Review: Return to Silent Hill
- ogradyfilm
- 1 day ago
- 2 min read
[The following review contains MINOR SPOILERS; YOU HAVE BEEN WARNED!]

As a cinematic adaptation of Konami’s Silent Hill 2, director Christophe Gans’ Return to Silent Hill fails spectacularly.
I don’t resent it for taking liberties with its source material, of course. Indeed, I’d argue that some of its changes—e.g., the revised setting of the climax—are elegantly pragmatic. Many of the more foundational alterations, however, are absolutely detrimental to the story, diminishing the thematic depth, moral complexity, and emotional resonance that fans of the original video game found so thoroughly appealing. The character of Mary, for instance, is reimagined as the estranged girlfriend of protagonist James Sunderland, rather than his explicitly deceased wife. Naturally, this has a profound impact on the stakes of the narrative; because our hero is no longer pursuing a literal phantom (initially, anyway), the conflict is deprived of its uncanny atmosphere, tragic undercurrent, and pervasive sense of impending doom.
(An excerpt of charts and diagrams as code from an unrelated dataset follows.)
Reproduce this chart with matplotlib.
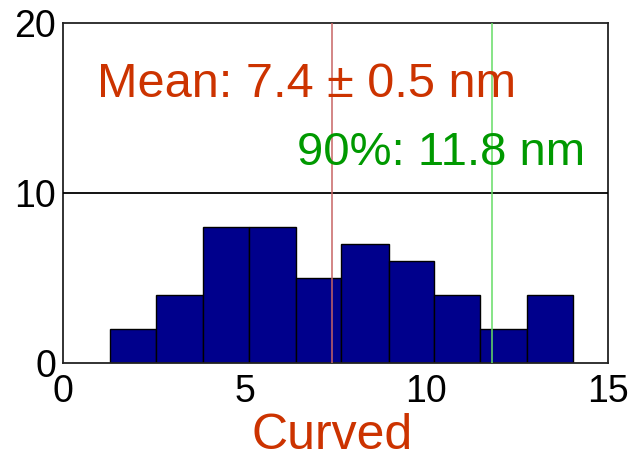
import numpy as np
import matplotlib.pyplot as plt

# histogram data
bin_edges = [1.29, 2.56, 3.85, 5.13, 6.40, 7.66, 8.96, 10.20, 11.48, 12.77, 14.04]
counts = [2, 4, 8, 8, 5, 7, 6, 4, 2, 4]
mean_size = 7.4
mean_err = 0.5
p90_size = 11.8
x_ticks = [0, 5, 10, 15]
y_ticks = [0, 10, 20]

red_txt = '#cc3300'
green_txt = '#009900'
tick_font = ['Liberation Sans Narrow', 'Liberation Sans', 'DejaVu Sans']
text_font = ['Liberation Sans', 'DejaVu Sans']

fig = plt.figure(figsize=(6.31, 4.59), dpi=100)
ax = fig.add_axes([63/631, 1 - 363/459, (608 - 63)/631, (363 - 23)/459])

edges = np.array(bin_edges)
ax.bar(edges[:-1], counts, width=np.diff(edges), align='edge',
       color='#00008c', edgecolor='black', linewidth=1.0, zorder=2)

ax.axhline(10, color='black', linewidth=1.3, zorder=3)
ax.axvline(mean_size, color='#c86464', linewidth=1.1, zorder=4)
ax.axvline(p90_size, color='#66dd66', linewidth=1.1, zorder=4)

ax.set_xlim(0, 15)
ax.set_ylim(0, 20)
ax.set_xticks(x_ticks)
ax.set_yticks(y_ticks)
ax.tick_params(length=0, labelsize=27)
ax.tick_params(axis='x', pad=8)
ax.tick_params(axis='y', pad=5)
for lab in ax.get_xticklabels() + ax.get_yticklabels():
    lab.set_family(tick_font)
for s in ax.spines.values():
    s.set_linewidth(1.3)
    s.set_color('#222222')

ax.text(0.94, 15.65, 'Mean: %.1f \u00b1 %.1f nm' % (mean_size, mean_err),
        color=red_txt, fontsize=35, family=text_font, va='baseline', zorder=5)
ax.text(6.44, 11.65, '90%%: %.1f nm' % p90_size,
        color=green_txt, fontsize=34, family=text_font, va='baseline', zorder=5)

fig.text(332/631, (459 - 449)/459, 'Curved', color=red_txt, fontsize=36,
         family=text_font, ha='center', va='baseline')

fig.savefig('out.png', dpi=100)
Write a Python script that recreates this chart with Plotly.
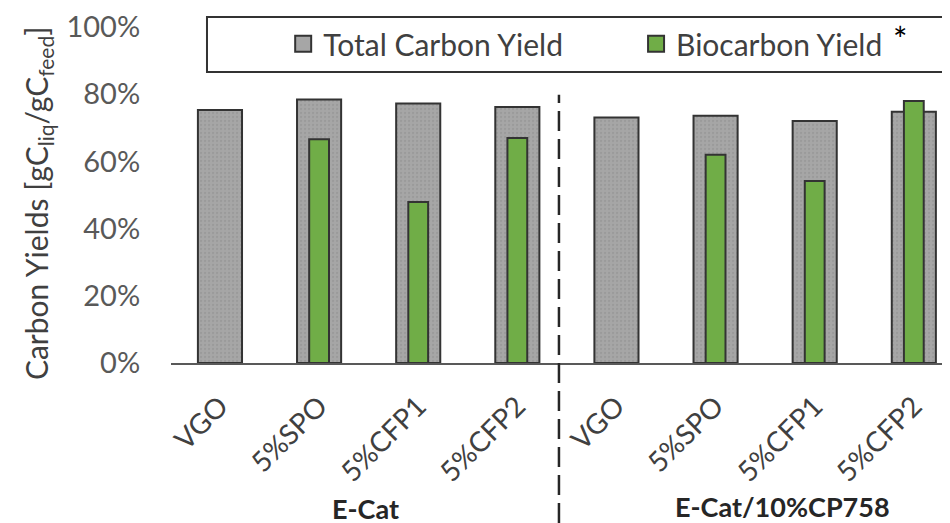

The film’s surface-level similarities to its interactive progenitor only serve to emphasize its apparent lack of interest in meaningfully engaging with the text that allegedly inspired it. Several scenes unfold precisely as they are “supposed” to, with imagery faithfully recreated and lines of dialogue repeated almost verbatim—but divorced from the necessary context that would otherwise lend these vaguely familiar gestures dramatic weight. Consider, for example, the introduction of slovenly antagonist Eddie Dombrowski. When players first encounter him in Silent Hill 2, he’s violently vomiting—a stress-induced physical response to the psychological trauma of having recently discovered a mutilated corpse. He is also puking when James meets him in Return to Silent Hill—for no discernible reason beyond obligatory, perfunctory homage. Comparing the divergent executions of this superficially “shared” moment is akin to examining two identical bottles that contain different liquids; while they’re indistinguishable at a glance, the vast gap in quality is immediately obvious once you’ve taken a sip from each.

I confess that I didn’t exactly approach Return to Silent Hill in good faith; I saw the trailers and knew approximately what to expect when I purchased the ticket. Still, I had hoped that it would at least be endearingly incompetent—reminiscent of its predecessor, Silent Hill: Revelation (yes, singular), a masterpiece of unintentional self-parody. I cherish the memory of catching a midnight screening of that movie with my brother back in 2012, cackling at Sean Bean’s delightfully inconsistent “American” accent and marveling at the sight of Malcolm McDowell and Carrie-Ann Moss transforming into latex monsters after just three minutes of screen time apiece. Perhaps, like James Sunderland, I was merely chasing a ghost—a distorted shadow that would inevitably elude me in the absence of the good company that was so essential to my previous positive experience.
Or maybe Return to Silent Hill is simply fucking awful in every conceivable way, regardless of the personal baggage I brought to it.